## DATA
┌────────

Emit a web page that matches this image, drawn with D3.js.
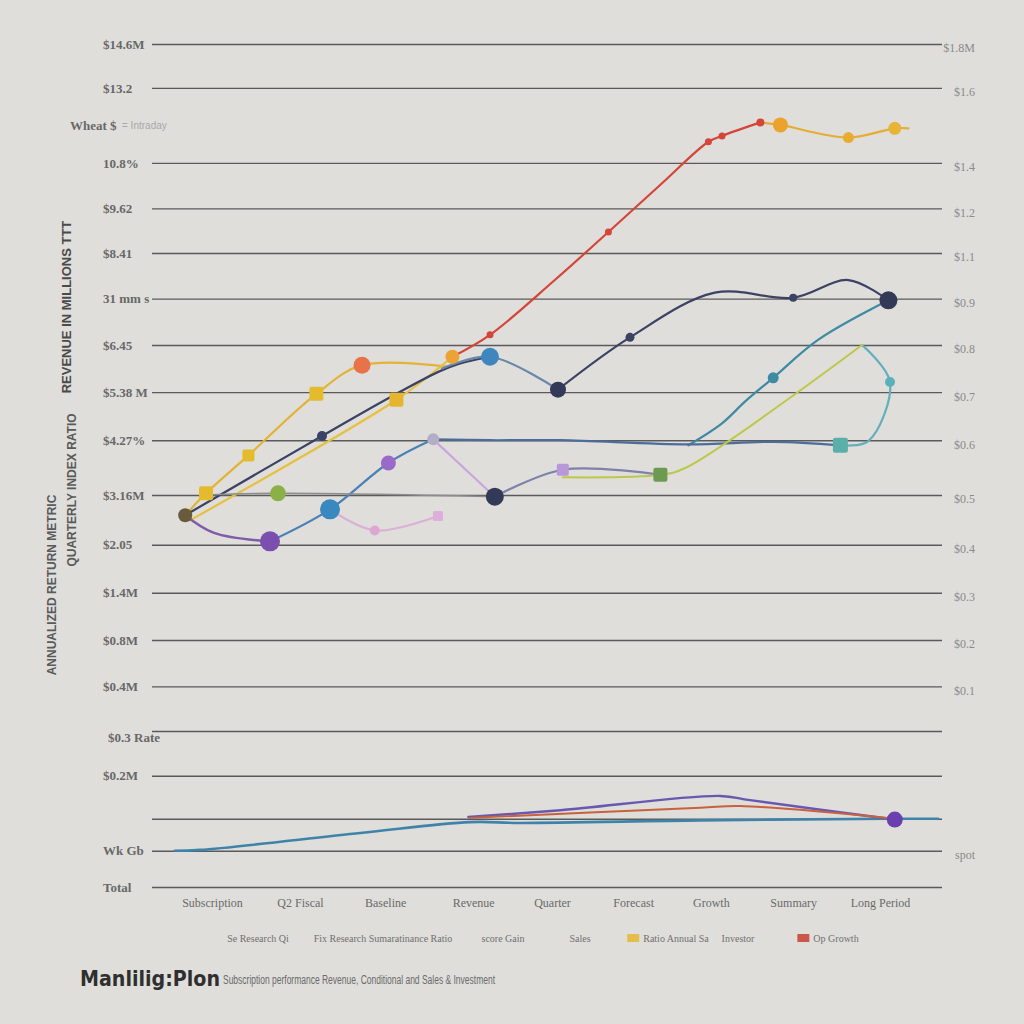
<!DOCTYPE html>
<html>
<head>
<meta charset="utf-8">
<script src="https://cdn.jsdelivr.net/npm/d3@7"></script>
<style>
  html, body { margin: 0; padding: 0; background: #dfdedb; }
  svg { display: block; }
</style>
</head>
<body>
<svg id="chart" width="1024" height="1024"></svg>
<script>
// ---------------- DATA ----------------
const yTickValues = [100, 94.8, 85.9, 80.5, 75.2, 69.8, 64.3, 58.7, 53.0, 46.5, 40.6, 34.9, 29.3, 23.8, 18.5, 13.2, 8.1, 4.3, 0];
const yTickLabelsLeft = ["$14.6M", "$13.2", "10.8%", "$9.62", "$8.41", "31 mm s", "$6.45", "$5.38 M", "$4.27%", "$3.16M", "$2.05", "$1.4M", "$0.8M", "$0.4M", "", "$0.2M", "", "Wk  Gb", "Total"];
const yTickLabelsRight = ["$1.8M", "$1.6", "$1.4", "$1.2", "$1.1", "$0.9", "$0.8", "$0.7", "$0.6", "$0.5", "$0.4", "$0.3", "$0.2", "$0.1", "", "", "", "spot", ""];
const extraLeftLabels = [{ text: "Wheat $", v: 90.3 }, { text: "$0.3 Rate", v: 17.7 }];
const yAxisTitles = ["REVENUE IN MILLIONS TTT", "QUARTERLY INDEX RATIO", "ANNUALIZED RETURN METRIC"];

const xCategoryLabels = ["Subscription", "Q2 Fiscal", "Baseline", "Revenue", "Quarter", "Forecast", "Growth", "Summary", "Long Period"];
const xCategoryPositions = [7.75, 18.75, 29.4, 40.4, 50.25, 60.4, 70.1, 80.4, 91.25];

const legendLabels = ["Se Research  Qi", "Fix Research  Sumaratinance  Ratio", "score  Gain", "Sales", "Ratio  Annual  Sa", "Investor", "Op Growth"];

const titleText = "Manlilig:Plon";
const subtitleText = "Subscription performance  Revenue, Conditional and Sales & Investment";

// series: x values and y values (same units as the axes)
const goldX = [4.4, 7, 12.3, 20.8, 26.5, 37.5];
const goldY = [44.1, 46.7, 51.2, 58.5, 61.9, 61.7];
const yellowRiseX = [5, 30.8, 37.8];
const yellowRiseY = [43.5, 57.8, 62.9];
const redX = [37.8, 42.5, 50.6, 57.3, 63.8, 69.8, 71.5, 76.3];
const redY = [62.9, 65.5, 72.0, 77.7, 83.3, 88.4, 89.1, 90.7];
const goldEndX = [76.3, 78.8, 87.3, 93.1, 94.8];
const goldEndY = [90.7, 90.4, 88.9, 90.0, 90.0];
const navyX = [4.4, 21.5, 30.6, 37.5, 42.5];
const navyY = [44.1, 53.5, 58.4, 61.7, 62.9];
const blueSegX = [36.5, 42.5, 51];
const blueSegY = [61.5, 62.9, 59.0];
const navy2X = [51, 60, 70.6, 80.4, 87.3, 92.3];
const navy2Y = [59.0, 65.2, 70.5, 69.9, 72.0, 69.6];
const tealX = [67.3, 71.5, 74.4, 77.9, 83.5, 92.3];
const tealY = [52.4, 55.0, 57.6, 60.4, 64.9, 69.6];
const blueRiseX = [15, 22.5, 29.8, 35.4];
const blueRiseY = [41.0, 44.8, 50.3, 53.1];
const blueFlatX = [35.4, 42.5, 51.3, 67.3, 78, 86.3];
const blueFlatY = [53.1, 53.0, 53.0, 52.5, 52.8, 52.4];
const tealLoopX = [86.3, 89.8, 92.5, 89];
const tealLoopY = [52.4, 52.9, 59.9, 64.3];
const lilacX = [35.4, 43.1];
const lilacY = [53.1, 46.3];
const pinkX = [22.5, 28.1, 36];
const pinkY = [44.8, 42.3, 44.0];
const slateX = [43.1, 51.6, 63.8];
const slateY = [46.3, 49.5, 48.9];
const yellowGreenX = [51.6, 63.8, 66.9, 89];
const yellowGreenY = [48.6, 48.9, 49.7, 64.3];
const grayX = [7, 16, 43.1];
const grayY = [46.5, 46.7, 46.3];
const purpleCurveX = [4.4, 8, 15];
const purpleCurveY = [44.1, 42.0, 41.0];
const bottomBlueX = [3.1, 6.3, 26.3, 40, 46.3, 68.8, 92.5, 98.5];
const bottomBlueY = [4.3, 4.4, 6.4, 7.7, 7.6, 7.9, 8.1, 8.1];
const bottomPurpleX = [39.8, 51.3, 71.3, 75, 93.1];
const bottomPurpleY = [8.3, 9.1, 10.8, 10.3, 8.0];
const bottomRedX = [40, 68.8, 73.8, 93.1];
const bottomRedY = [8.2, 9.4, 9.6, 8.1];

// marker points: [x, y]
const markerX = [4.4, 7, 12.3, 20.8, 26.5, 30.8, 37.8, 42.5, 57.3, 69.8, 71.5, 76.3, 78.8, 87.3, 93.1,
                 21.5, 42.5, 51, 60, 80.4, 92.3, 77.9, 15, 22.5, 29.8, 35.4, 86.3, 92.5, 43.1, 28.1, 36, 51.6, 63.8, 16, 93.1];
const markerY = [44.1, 46.7, 51.2, 58.5, 61.9, 57.8, 62.9, 65.5, 77.7, 88.4, 89.1, 90.7, 90.4, 88.9, 90.0,
                 53.5, 62.9, 59.0, 65.2, 69.9, 69.6, 60.4, 41.0, 44.8, 50.3, 53.1, 52.4, 59.9, 46.3, 42.3, 44.0, 49.5, 48.9, 46.7, 8.0];

// ---------------- STYLE ----------------
const W = 1024, H = 1024;
const plot = { left: 150, right: 950, top: 44, bottom: 887 };
const gridX0 = 152, gridX1 = 942;

const seriesStyles = [
  { x: goldX, y: goldY, color: "#e2b336", w: 2.2 },
  { x: yellowRiseX, y: yellowRiseY, color: "#e6c040", w: 2.2 },
  { x: redX, y: redY, color: "#d4453a", w: 2.2 },
  { x: goldEndX, y: goldEndY, color: "#e5ad34", w: 2.2 },
  { x: navyX, y: navyY, color: "#3b4263", w: 2.2 },
  { x: blueSegX, y: blueSegY, color: "#6888a8", w: 2.2 },
  { x: navy2X, y: navy2Y, color: "#3b4263", w: 2.2 },
  { x: tealX, y: tealY, color: "#3e8aa3", w: 2.2 },
  { x: blueRiseX, y: blueRiseY, color: "#4a80b8", w: 2.2 },
  { x: blueFlatX, y: blueFlatY, color: "#4d6c9c", w: 2.2 },
  { x: tealLoopX, y: tealLoopY, color: "#62b0bc", w: 2.2 },
  { x: lilacX, y: lilacY, color: "#caa6dc", w: 2.2 },
  { x: pinkX, y: pinkY, color: "#dcb0d6", w: 2.2 },
  { x: slateX, y: slateY, color: "#7c82aa", w: 2.2 },
  { x: yellowGreenX, y: yellowGreenY, color: "#bcc84a", w: 2.0 },
  { x: grayX, y: grayY, color: "#8c8c8c", w: 1.6 },
  { x: purpleCurveX, y: purpleCurveY, color: "#7d5ca8", w: 2.4 },
  { x: bottomBlueX, y: bottomBlueY, color: "#3f83aa", w: 2.6 },
  { x: bottomPurpleX, y: bottomPurpleY, color: "#6858b0", w: 2.4 },
  { x: bottomRedX, y: bottomRedY, color: "#c9603e", w: 2.0 }
];

// marker styles aligned with marker arrays: [shape, radius, colour]
const markerStyles = [
  ["c", 7, "#6a5a3c"], ["s", 7, "#e4bb2c"], ["s", 6, "#e4bb2c"], ["s", 7, "#e4bb2c"], ["c", 8.5, "#e8734a"], ["s", 7, "#e6b530"], ["c", 7, "#eca234"],
  ["c", 3.5, "#d4453a"], ["c", 3.5, "#d4453a"], ["c", 3.5, "#d4453a"], ["c", 3.5, "#d4453a"], ["c", 4, "#d4453a"], ["c", 7.5, "#eca32e"], ["c", 5.5, "#e8ad30"], ["c", 6.5, "#e8b438"],
  ["c", 5, "#3b4263"], ["c", 9, "#3f86bf"], ["c", 8, "#333a58"], ["c", 4.5, "#3b4263"], ["c", 4, "#3b4263"], ["c", 9, "#333a58"], ["c", 5.5, "#3e8aa3"],
  ["c", 10, "#7b4fb0"], ["c", 10, "#3a88c0"], ["c", 7.5, "#9a6ac8"], ["c", 6, "#b4adc6"], ["s", 7.5, "#5ab0a8"], ["c", 5, "#5cb0bc"],
  ["c", 9, "#333a58"], ["c", 5, "#dca8d2"], ["s", 5, "#dcb0da"], ["s", 6, "#b898d8"], ["s", 7, "#6c9a50"], ["c", 8, "#8cb048"], ["c", 8, "#6a40b0"]
];

// ---------------- DRAW ----------------
const svg = d3.select("#chart");
svg.append("rect").attr("width", W).attr("height", H).attr("fill", "#dfdedb");

const x = d3.scaleLinear().domain([0, 100]).range([plot.left, plot.right]);
const y = d3.scaleLinear().domain([0, 100]).range([plot.bottom, plot.top]);

// grid lines via an axis
const grid = svg.append("g").attr("transform", `translate(${gridX1},0)`)
  .call(d3.axisLeft(y).tickValues(yTickValues).tickSize(gridX1 - gridX0).tickFormat(""));
grid.select(".domain").remove();
grid.selectAll(".tick line").attr("stroke", "#5a5a5a").attr("stroke-width", 1.4);

// left labels
const leftAxis = svg.append("g").attr("transform", "translate(103,0)")
  .call(d3.axisRight(y).tickValues(yTickValues).tickSize(0).tickFormat((d, i) => yTickLabelsLeft[i]));
leftAxis.select(".domain").remove();
leftAxis.selectAll("text").attr("x", 0).attr("font-family", "Liberation Serif").attr("font-weight", "bold")
  .attr("font-size", 13).attr("fill", "#686868");

extraLeftLabels.forEach(d => {
  svg.append("text").attr("x", d.v > 50 ? 70 : 108).attr("y", y(d.v)).attr("dy", "0.35em")
    .attr("font-family", "Liberation Serif").attr("font-weight", "bold").attr("font-size", 13)
    .attr("fill", "#686868").text(d.text);
});
svg.append("text").attr("x", 122).attr("y", y(90.3)).attr("dy", "0.35em")
  .attr("font-family", "Liberation Sans").attr("font-size", 10).attr("fill", "#a8a8a8").text("= Intraday");

// right labels
const rightAxis = svg.append("g").attr("transform", "translate(975,4)")
  .call(d3.axisLeft(y).tickValues(yTickValues).tickSize(0).tickFormat((d, i) => yTickLabelsRight[i]));
rightAxis.select(".domain").remove();
rightAxis.selectAll("text").attr("x", 0).attr("font-family", "Liberation Serif")
  .attr("font-size", 12).attr("fill", "#8a8a8a");

// rotated axis titles
const titlePos = [[66, 307, "#4a4a4a", 13], [72, 490, "#5a5a5a", 12], [52, 585, "#5a5a5a", 12]];
yAxisTitles.forEach((t, i) => {
  const p = titlePos[i];
  svg.append("text").attr("transform", `translate(${p[0]},${p[1]}) rotate(-90)`)
    .attr("text-anchor", "middle").attr("dy", "0.35em")
    .attr("font-family", "Liberation Sans Narrow, Liberation Sans").attr("font-weight", "bold")
    .attr("font-size", p[3]).attr("fill", p[2]).text(t);
});

// series lines
const line = d3.line().x(d => x(d[0])).y(d => y(d[1])).curve(d3.curveCatmullRom.alpha(0.5));
seriesStyles.forEach(s => {
  const pts = s.x.map((v, i) => [v, s.y[i]]);
  svg.append("path").datum(pts).attr("d", line).attr("fill", "none")
    .attr("stroke", s.color).attr("stroke-width", s.w).attr("stroke-linecap", "round").attr("stroke-linejoin", "round");
});

// markers
markerX.forEach((mx, i) => {
  const st = markerStyles[i];
  const cx = x(mx), cy = y(markerY[i]), r = st[1];
  if (st[0] === "s") {
    svg.append("rect").attr("x", cx - r).attr("y", cy - r).attr("width", 2 * r).attr("height", 2 * r)
      .attr("rx", r * 0.3).attr("fill", st[2]);
  } else {
    svg.append("circle").attr("cx", cx).attr("cy", cy).attr("r", r).attr("fill", st[2]);
  }
});

// x axis labels
const xAxis = svg.append("g").attr("transform", "translate(0,903)")
  .call(d3.axisBottom(x).tickValues(xCategoryPositions).tickSize(0).tickFormat((d, i) => xCategoryLabels[i]));
xAxis.select(".domain").remove();
xAxis.selectAll("text").attr("y", 0).attr("dy", "0.35em").attr("font-family", "Liberation Serif")
  .attr("font-size", 12).attr("fill", "#6a6a6a");

// legend
const legendXs = [258, 383, 503, 580, 676, 738, 836];
const legendColors = ["#888", "#888", "#888", "#888", "#e6b830", "#888", "#c8402e"];
legendLabels.forEach((t, i) => {
  const g = svg.append("g").attr("transform", `translate(${legendXs[i]},938)`);
  const txt = g.append("text").attr("text-anchor", "middle").attr("dy", "0.35em")
    .attr("font-family", "Liberation Serif").attr("font-size", 10).attr("fill", "#707070").text(t);
  if (legendColors[i] !== "#888") {
    const bb = txt.node().getBBox();
    g.append("rect").attr("x", bb.x - 16).attr("y", -4).attr("width", 12).attr("height", 8)
      .attr("fill", legendColors[i]).attr("opacity", 0.85);
  }
});

// title
svg.append("text").attr("x", 80).attr("y", 986).attr("font-family", "DejaVu Sans").attr("font-weight", "bold")
  .attr("font-size", 21).attr("fill", "#2f2f2f").attr("textLength", 140).attr("lengthAdjust", "spacingAndGlyphs").text(titleText);
svg.append("text").attr("x", 223).attr("y", 984).attr("font-family", "Liberation Sans Narrow, Liberation Sans")
  .attr("font-size", 12).attr("fill", "#6a6a6a").attr("textLength", 272).attr("lengthAdjust", "spacingAndGlyphs").text(subtitleText);
</script>
</body>
</html>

└────────

## TO DO
Report every line in the data above in which the word "with" appears.

## EXERCISE SOLUTION
Emit a web page that matches this image, drawn with D3.js.
// marker styles aligned with marker arrays: [shape, radius, colour]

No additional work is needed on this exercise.